— Begin —

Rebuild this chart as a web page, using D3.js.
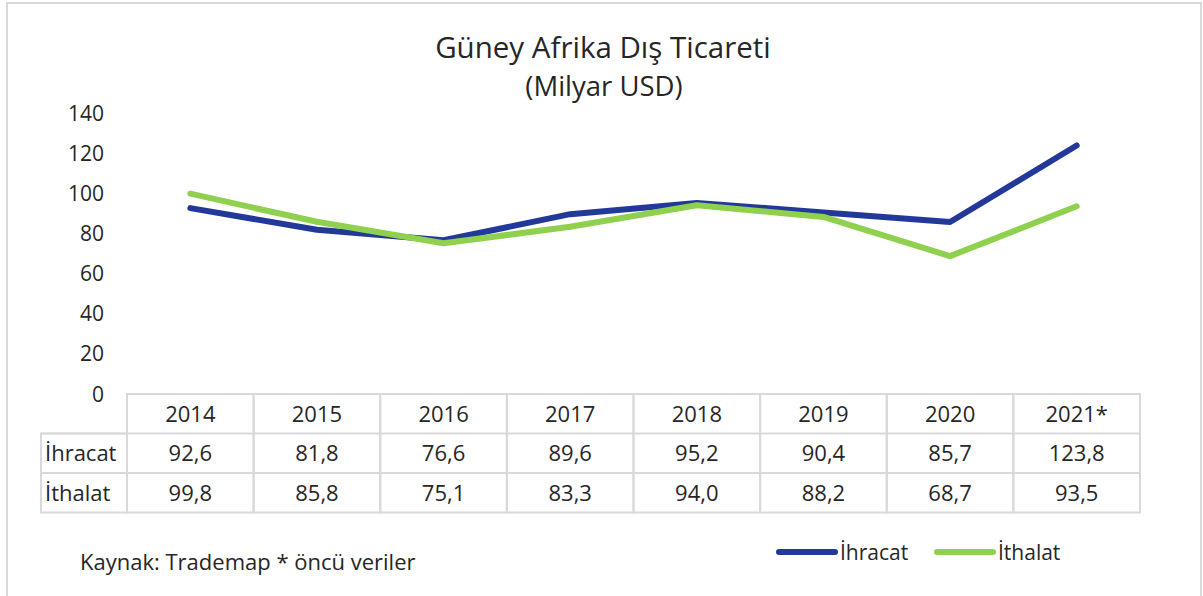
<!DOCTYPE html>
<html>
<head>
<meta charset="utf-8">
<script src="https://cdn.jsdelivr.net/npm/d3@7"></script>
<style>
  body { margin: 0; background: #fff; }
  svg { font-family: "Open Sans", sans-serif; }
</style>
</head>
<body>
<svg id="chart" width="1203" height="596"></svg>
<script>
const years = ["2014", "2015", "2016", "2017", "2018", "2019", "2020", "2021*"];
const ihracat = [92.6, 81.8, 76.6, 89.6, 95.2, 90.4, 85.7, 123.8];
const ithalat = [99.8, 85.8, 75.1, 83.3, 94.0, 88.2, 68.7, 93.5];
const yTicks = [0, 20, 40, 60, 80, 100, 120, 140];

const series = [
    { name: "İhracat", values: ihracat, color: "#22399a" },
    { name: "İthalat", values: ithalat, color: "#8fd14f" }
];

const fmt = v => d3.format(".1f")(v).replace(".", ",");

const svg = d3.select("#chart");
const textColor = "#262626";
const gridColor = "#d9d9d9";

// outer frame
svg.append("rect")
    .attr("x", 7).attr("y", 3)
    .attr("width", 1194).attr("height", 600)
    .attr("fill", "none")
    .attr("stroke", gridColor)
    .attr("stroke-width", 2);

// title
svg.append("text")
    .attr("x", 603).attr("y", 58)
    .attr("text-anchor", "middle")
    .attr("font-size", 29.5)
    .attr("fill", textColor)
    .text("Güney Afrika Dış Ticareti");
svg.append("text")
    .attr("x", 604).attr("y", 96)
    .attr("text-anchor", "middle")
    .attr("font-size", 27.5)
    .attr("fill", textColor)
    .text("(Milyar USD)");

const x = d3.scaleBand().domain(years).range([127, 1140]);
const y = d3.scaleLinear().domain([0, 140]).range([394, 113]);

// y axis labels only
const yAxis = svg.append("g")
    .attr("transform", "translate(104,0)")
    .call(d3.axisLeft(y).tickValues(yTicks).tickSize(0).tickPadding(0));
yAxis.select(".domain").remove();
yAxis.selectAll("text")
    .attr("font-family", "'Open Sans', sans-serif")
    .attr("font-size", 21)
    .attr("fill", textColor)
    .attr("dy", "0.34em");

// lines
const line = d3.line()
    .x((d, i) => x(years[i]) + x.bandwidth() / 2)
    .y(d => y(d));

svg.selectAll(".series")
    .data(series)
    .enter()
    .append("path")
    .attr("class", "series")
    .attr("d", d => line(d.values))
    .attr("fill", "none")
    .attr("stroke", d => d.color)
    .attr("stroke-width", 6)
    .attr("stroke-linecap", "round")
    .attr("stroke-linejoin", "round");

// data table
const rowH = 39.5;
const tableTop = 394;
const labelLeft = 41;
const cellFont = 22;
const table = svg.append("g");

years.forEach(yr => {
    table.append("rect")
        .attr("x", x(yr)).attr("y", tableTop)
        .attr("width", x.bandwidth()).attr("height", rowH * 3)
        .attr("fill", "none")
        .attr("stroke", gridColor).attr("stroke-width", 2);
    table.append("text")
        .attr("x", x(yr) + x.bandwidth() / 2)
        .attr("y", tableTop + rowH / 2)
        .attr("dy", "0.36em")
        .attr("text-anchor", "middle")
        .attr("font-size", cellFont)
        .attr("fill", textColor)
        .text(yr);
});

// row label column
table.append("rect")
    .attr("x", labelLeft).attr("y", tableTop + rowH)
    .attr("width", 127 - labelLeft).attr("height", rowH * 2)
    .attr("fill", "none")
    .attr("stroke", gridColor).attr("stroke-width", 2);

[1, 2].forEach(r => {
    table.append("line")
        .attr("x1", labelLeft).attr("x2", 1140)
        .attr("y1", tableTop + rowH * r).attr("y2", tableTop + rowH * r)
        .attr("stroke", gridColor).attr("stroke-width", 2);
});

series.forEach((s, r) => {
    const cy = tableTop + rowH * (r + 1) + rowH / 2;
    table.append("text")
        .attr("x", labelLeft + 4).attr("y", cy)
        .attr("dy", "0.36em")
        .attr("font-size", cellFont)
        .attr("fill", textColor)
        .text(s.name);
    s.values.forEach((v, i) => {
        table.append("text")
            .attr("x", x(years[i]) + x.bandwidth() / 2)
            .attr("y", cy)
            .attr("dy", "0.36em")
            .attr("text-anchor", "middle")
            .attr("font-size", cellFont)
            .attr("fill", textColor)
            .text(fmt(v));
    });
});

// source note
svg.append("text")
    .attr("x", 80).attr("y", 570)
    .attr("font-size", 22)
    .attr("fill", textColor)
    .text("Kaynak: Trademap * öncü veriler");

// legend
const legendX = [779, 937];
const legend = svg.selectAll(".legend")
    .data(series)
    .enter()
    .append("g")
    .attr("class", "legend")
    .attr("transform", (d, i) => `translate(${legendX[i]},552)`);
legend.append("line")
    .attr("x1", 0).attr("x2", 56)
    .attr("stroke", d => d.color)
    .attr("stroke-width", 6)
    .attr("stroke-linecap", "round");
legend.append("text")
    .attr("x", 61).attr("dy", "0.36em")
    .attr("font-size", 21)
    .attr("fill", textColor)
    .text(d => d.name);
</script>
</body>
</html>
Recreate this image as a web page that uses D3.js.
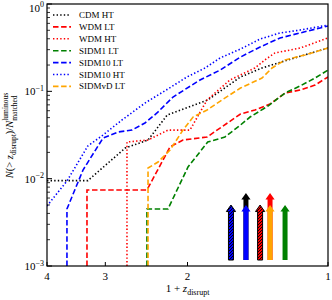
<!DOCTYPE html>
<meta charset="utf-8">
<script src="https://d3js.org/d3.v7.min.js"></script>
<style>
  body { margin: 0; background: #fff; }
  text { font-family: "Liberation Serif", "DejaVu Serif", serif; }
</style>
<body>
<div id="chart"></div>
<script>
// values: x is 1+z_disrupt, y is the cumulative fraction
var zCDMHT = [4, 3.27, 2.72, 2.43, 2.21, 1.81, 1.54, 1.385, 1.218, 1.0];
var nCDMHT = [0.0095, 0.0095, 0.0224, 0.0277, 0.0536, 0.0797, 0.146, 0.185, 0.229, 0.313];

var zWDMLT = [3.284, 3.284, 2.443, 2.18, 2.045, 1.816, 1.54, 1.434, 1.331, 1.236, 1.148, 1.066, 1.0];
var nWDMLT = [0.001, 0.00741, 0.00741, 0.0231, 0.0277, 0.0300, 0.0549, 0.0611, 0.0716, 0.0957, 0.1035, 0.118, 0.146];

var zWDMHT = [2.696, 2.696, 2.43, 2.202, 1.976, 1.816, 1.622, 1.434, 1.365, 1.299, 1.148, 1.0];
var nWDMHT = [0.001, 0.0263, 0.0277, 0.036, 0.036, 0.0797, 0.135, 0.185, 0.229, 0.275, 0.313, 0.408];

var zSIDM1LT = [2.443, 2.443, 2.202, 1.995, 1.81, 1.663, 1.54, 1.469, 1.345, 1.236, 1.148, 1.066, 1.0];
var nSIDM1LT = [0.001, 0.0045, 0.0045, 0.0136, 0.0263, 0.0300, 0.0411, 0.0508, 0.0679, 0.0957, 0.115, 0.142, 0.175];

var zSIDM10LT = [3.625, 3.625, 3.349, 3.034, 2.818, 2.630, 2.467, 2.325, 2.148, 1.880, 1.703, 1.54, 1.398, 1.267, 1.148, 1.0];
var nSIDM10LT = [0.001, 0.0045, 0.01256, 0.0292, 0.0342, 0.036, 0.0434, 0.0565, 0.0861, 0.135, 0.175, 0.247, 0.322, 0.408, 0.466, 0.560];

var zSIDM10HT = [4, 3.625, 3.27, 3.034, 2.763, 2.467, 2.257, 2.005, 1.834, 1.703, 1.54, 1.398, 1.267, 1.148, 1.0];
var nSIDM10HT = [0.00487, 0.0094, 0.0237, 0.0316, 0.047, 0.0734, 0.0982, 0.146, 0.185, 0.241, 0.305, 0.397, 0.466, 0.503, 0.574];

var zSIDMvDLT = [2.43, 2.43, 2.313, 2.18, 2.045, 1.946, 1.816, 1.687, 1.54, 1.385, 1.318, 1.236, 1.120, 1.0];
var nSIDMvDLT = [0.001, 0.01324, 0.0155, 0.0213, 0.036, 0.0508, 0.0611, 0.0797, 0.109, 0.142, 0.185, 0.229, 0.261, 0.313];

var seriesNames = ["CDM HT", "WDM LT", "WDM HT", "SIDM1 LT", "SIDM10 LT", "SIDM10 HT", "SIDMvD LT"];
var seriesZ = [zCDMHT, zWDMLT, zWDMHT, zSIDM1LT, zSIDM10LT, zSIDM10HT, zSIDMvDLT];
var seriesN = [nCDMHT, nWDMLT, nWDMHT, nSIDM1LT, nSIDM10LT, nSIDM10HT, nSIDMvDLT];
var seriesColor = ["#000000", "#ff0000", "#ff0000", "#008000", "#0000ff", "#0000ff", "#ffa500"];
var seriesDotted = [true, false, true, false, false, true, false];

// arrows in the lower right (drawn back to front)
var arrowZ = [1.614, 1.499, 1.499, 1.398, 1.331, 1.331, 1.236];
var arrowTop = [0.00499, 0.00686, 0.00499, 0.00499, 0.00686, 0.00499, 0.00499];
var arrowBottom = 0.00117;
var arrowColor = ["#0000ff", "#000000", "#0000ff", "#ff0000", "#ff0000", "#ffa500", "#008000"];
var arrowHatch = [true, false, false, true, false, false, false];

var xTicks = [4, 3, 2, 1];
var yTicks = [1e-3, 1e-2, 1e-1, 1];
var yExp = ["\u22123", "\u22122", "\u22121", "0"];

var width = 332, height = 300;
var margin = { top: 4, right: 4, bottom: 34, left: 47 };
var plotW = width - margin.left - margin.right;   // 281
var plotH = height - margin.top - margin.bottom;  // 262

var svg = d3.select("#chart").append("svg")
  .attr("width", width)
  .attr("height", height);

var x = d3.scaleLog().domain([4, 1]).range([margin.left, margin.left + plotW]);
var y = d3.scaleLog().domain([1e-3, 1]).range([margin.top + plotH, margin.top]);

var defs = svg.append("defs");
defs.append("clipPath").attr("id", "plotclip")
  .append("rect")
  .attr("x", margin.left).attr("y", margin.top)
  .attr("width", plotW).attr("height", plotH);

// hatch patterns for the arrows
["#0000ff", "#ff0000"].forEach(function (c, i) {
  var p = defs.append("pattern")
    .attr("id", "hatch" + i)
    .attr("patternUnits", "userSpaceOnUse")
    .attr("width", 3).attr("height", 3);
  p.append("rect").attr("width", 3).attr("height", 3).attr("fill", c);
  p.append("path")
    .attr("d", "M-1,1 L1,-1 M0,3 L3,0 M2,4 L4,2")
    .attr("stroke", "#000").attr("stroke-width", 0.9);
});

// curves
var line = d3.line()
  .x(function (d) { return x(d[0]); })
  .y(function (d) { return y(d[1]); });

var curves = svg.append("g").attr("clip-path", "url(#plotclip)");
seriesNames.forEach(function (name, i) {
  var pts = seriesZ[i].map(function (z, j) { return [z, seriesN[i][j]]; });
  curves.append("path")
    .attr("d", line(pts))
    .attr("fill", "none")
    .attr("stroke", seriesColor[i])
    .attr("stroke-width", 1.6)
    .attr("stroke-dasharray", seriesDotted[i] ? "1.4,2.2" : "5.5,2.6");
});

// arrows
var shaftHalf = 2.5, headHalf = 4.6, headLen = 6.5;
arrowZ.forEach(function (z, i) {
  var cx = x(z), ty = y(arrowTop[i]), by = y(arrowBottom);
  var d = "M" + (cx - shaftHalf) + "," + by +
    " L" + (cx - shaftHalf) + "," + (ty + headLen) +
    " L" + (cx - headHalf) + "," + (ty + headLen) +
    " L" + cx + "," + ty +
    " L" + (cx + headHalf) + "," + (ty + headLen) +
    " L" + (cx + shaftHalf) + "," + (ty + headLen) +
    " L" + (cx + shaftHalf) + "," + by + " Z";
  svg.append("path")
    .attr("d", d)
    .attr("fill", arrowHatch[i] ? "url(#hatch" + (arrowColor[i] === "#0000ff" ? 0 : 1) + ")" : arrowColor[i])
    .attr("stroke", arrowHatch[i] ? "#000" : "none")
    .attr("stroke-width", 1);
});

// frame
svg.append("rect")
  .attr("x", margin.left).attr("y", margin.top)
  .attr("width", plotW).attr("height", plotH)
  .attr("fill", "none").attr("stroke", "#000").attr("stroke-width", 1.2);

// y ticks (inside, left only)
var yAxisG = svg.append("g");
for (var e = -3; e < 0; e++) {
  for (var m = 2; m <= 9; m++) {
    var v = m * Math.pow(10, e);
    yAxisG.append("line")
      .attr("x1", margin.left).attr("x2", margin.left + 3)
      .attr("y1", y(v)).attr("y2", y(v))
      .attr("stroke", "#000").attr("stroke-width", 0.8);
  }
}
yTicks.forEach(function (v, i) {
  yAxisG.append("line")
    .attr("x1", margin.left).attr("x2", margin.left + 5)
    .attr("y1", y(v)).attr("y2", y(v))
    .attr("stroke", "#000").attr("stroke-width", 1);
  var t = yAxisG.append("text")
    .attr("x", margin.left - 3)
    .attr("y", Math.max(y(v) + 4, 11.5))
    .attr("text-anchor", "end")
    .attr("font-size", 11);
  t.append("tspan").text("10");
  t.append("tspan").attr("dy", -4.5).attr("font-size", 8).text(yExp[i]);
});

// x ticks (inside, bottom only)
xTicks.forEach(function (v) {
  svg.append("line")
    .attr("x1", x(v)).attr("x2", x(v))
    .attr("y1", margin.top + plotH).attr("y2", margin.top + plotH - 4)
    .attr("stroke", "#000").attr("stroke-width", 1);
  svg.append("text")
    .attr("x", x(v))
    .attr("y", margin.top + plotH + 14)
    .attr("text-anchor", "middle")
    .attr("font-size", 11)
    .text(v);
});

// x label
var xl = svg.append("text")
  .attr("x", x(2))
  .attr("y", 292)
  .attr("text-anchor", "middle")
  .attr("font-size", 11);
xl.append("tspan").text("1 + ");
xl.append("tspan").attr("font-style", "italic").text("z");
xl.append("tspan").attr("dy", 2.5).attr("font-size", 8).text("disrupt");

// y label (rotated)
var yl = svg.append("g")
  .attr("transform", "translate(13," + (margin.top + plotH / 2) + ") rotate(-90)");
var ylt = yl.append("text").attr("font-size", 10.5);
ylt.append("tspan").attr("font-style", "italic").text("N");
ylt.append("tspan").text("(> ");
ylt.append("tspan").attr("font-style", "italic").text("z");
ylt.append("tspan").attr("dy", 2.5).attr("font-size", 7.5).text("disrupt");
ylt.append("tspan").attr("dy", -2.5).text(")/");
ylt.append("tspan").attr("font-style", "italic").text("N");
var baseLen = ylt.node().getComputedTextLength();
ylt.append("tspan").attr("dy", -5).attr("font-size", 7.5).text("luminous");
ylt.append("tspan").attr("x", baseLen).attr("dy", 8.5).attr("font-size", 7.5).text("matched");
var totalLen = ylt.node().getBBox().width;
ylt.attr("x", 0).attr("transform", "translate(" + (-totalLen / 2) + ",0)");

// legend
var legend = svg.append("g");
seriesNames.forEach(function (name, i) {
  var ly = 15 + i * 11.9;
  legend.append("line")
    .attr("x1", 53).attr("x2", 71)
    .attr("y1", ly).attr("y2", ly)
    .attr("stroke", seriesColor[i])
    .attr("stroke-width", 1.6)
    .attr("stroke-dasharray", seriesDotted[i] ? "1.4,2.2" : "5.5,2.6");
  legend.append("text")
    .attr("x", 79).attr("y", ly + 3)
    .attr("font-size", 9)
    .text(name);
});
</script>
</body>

— End —
— Begin —

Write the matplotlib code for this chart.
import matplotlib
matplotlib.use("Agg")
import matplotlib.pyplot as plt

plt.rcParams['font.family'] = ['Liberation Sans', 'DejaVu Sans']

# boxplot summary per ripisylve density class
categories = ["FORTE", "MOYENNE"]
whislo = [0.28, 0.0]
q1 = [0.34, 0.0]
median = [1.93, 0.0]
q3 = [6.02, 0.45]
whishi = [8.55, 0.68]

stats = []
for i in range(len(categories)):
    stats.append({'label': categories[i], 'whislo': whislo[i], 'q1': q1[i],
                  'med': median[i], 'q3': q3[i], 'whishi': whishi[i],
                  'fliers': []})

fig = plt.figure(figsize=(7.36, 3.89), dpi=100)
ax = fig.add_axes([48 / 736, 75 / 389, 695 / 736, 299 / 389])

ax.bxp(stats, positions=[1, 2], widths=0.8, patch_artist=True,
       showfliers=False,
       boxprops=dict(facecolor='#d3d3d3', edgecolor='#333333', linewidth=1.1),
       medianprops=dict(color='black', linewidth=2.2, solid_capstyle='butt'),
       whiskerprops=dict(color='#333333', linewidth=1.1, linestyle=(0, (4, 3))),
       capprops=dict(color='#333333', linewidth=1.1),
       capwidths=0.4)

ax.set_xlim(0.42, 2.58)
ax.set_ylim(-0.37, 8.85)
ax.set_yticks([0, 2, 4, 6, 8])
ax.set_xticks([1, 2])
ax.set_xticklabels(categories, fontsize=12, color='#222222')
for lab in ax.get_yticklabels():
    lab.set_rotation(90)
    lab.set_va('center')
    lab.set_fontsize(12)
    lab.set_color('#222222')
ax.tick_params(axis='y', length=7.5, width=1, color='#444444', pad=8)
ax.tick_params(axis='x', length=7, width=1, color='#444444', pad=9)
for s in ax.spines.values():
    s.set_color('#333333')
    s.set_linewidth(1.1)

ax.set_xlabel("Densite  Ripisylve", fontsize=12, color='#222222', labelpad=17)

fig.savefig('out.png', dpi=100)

— End —

- _Set problem_:
Write out again exactly the lines above from the one with "Recreate this image" through the one with "0.185, 0.229, 0.313];", adding no other lines and no pictures.

- _Reply to the exercise_:
Recreate this image as a web page that uses D3.js.
<!DOCTYPE html>
<meta charset="utf-8">
<script src="https://d3js.org/d3.v7.min.js"></script>
<style>
  body { margin: 0; background: #fff; }
  text { font-family: "Liberation Serif", "DejaVu Serif", serif; }
</style>
<body>
<div id="chart"></div>
<script>
// values: x is 1+z_disrupt, y is the cumulative fraction
var zCDMHT = [4, 3.27, 2.72, 2.43, 2.21, 1.81, 1.54, 1.385, 1.218, 1.0];
var nCDMHT = [0.0095, 0.0095, 0.0224, 0.0277, 0.0536, 0.0797, 0.146, 0.185, 0.229, 0.313];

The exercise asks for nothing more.